# [Material shown]
* * *
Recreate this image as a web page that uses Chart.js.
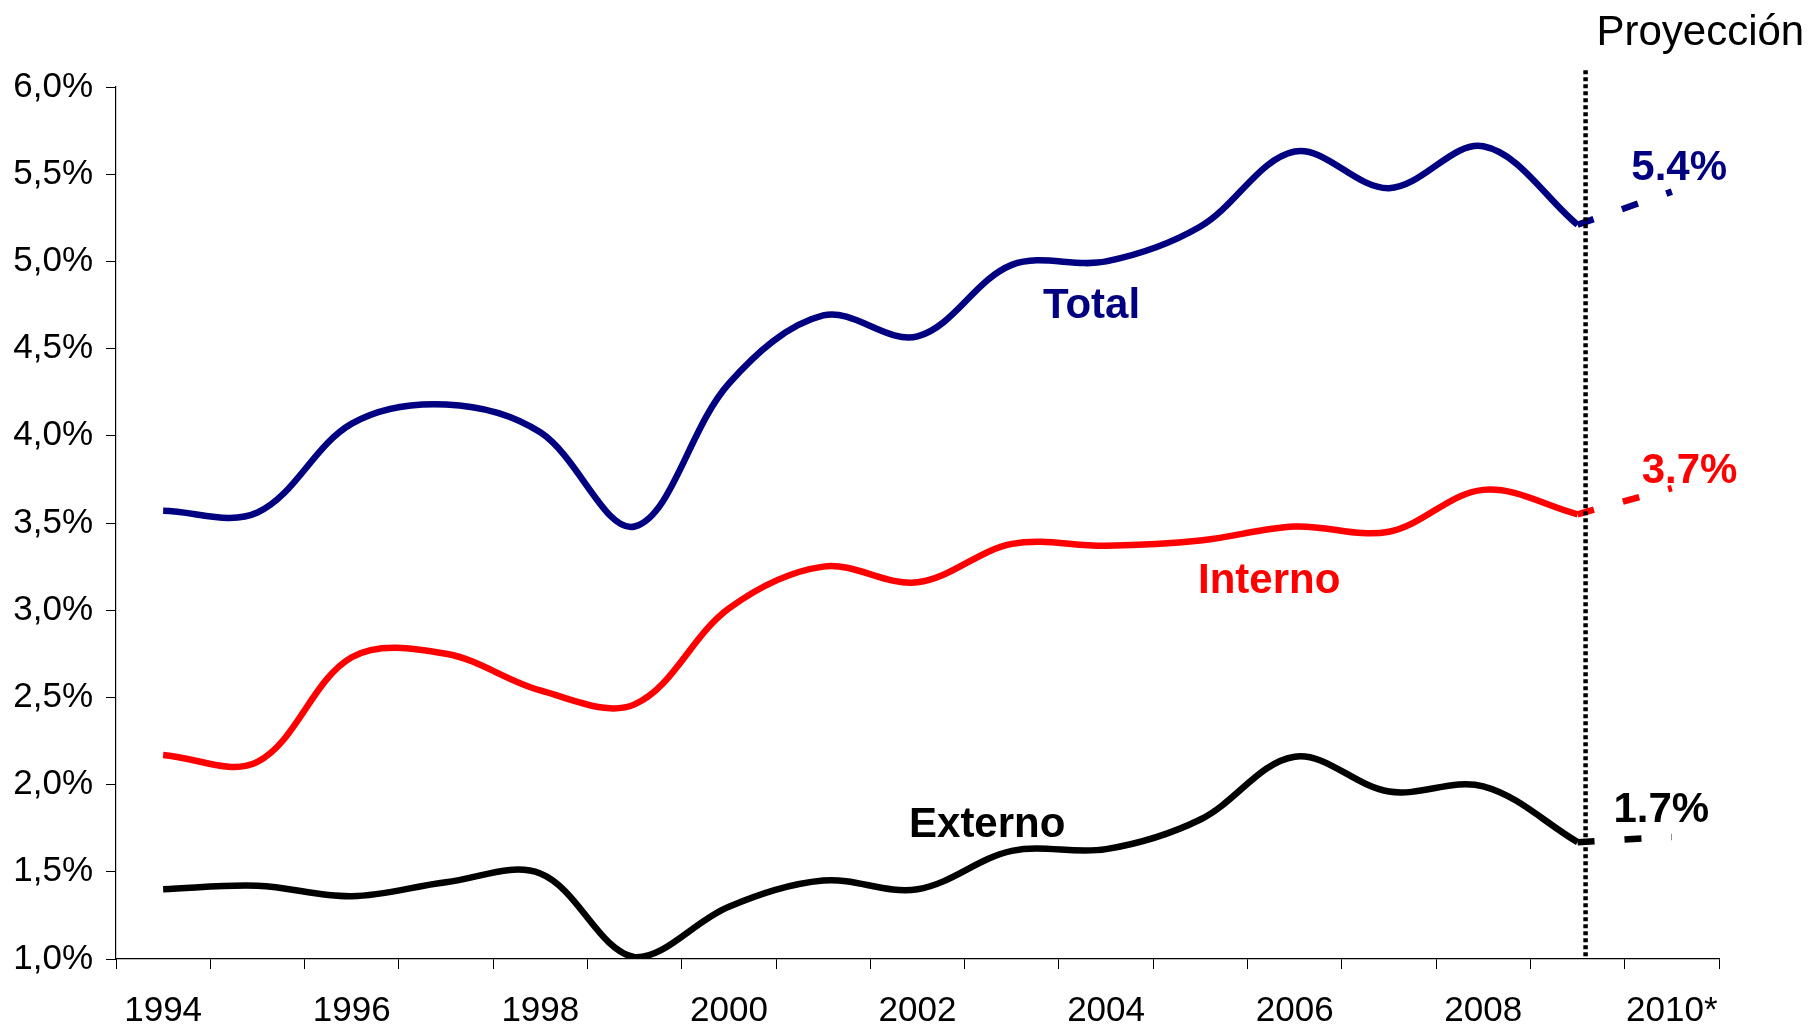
* * *
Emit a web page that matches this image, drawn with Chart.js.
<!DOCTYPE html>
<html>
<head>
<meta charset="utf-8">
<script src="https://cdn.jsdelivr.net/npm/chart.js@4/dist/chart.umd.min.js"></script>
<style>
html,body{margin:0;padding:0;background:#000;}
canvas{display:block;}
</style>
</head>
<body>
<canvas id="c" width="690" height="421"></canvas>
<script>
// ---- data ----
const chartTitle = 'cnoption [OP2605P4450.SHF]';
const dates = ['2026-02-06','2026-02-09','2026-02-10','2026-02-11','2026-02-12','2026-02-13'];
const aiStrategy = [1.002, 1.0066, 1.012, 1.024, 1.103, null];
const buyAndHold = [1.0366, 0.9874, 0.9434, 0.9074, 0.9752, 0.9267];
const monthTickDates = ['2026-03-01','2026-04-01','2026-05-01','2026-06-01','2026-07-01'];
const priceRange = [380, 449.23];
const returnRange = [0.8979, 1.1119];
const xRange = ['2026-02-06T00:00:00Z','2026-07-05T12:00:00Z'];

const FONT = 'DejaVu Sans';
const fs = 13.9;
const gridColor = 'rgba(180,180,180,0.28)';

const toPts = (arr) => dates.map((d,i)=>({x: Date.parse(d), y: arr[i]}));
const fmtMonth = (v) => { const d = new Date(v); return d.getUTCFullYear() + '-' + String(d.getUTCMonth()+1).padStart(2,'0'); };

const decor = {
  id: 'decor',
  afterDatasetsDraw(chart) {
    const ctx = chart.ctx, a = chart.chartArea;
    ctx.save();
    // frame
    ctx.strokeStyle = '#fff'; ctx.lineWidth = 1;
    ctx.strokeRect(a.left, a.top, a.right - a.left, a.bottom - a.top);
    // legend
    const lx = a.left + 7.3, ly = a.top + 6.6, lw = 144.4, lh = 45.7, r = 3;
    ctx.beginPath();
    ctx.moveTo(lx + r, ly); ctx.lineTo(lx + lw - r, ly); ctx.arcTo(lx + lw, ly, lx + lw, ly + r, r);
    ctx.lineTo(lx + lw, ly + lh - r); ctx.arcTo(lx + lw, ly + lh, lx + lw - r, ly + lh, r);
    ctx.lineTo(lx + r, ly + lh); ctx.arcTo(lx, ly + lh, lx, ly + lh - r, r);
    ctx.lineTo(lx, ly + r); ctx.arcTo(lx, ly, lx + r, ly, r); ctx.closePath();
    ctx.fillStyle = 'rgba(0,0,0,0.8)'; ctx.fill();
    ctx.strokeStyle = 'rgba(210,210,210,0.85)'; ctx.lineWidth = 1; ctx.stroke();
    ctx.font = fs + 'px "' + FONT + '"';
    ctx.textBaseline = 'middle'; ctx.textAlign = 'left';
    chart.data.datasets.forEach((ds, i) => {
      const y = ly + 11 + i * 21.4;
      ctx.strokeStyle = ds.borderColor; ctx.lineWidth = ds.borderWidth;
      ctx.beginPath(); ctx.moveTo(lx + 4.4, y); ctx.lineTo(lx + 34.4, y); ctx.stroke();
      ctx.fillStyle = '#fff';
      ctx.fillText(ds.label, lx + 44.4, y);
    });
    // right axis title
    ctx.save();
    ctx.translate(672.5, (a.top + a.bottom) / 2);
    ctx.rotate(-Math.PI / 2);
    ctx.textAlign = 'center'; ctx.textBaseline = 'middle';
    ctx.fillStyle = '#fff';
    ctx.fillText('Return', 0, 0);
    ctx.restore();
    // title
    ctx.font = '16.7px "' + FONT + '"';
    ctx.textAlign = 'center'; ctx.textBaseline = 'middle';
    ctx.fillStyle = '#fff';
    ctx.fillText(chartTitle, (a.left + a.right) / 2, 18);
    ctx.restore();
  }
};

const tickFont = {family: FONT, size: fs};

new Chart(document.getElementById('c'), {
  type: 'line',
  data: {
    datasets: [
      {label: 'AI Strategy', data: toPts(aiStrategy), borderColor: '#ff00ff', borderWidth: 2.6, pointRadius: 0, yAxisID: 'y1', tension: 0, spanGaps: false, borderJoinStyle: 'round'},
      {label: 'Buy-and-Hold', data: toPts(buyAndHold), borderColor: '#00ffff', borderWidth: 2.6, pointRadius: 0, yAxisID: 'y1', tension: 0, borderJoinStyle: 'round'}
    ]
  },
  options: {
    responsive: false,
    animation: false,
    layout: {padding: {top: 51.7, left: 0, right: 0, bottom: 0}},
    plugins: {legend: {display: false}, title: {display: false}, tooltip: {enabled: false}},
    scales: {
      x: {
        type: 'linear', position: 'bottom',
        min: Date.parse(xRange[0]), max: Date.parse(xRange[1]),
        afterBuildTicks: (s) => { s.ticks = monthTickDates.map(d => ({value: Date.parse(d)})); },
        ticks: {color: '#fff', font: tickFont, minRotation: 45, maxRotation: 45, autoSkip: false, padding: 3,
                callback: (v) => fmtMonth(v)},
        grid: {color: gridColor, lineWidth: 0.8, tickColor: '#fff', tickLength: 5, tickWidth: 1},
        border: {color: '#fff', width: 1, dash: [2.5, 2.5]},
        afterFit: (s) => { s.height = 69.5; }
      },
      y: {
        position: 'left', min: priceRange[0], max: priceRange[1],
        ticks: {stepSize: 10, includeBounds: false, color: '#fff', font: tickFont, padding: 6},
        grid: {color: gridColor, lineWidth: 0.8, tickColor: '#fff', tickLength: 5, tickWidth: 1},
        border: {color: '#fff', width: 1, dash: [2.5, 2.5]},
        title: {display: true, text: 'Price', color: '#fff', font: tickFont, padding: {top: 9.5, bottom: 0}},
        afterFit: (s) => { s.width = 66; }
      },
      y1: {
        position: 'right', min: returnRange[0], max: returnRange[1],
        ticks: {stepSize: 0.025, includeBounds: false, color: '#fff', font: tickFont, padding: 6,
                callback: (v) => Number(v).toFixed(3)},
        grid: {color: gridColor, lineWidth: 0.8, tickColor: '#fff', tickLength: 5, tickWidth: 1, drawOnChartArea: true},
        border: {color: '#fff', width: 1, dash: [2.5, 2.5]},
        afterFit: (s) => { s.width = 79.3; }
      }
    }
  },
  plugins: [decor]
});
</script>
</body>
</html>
* * *
# [Short problem]
Which lines hold the word "image"? Show each one.

# [Task solution]
Recreate this image as a web page that uses Chart.js.
Emit a web page that matches this image, drawn with Chart.js.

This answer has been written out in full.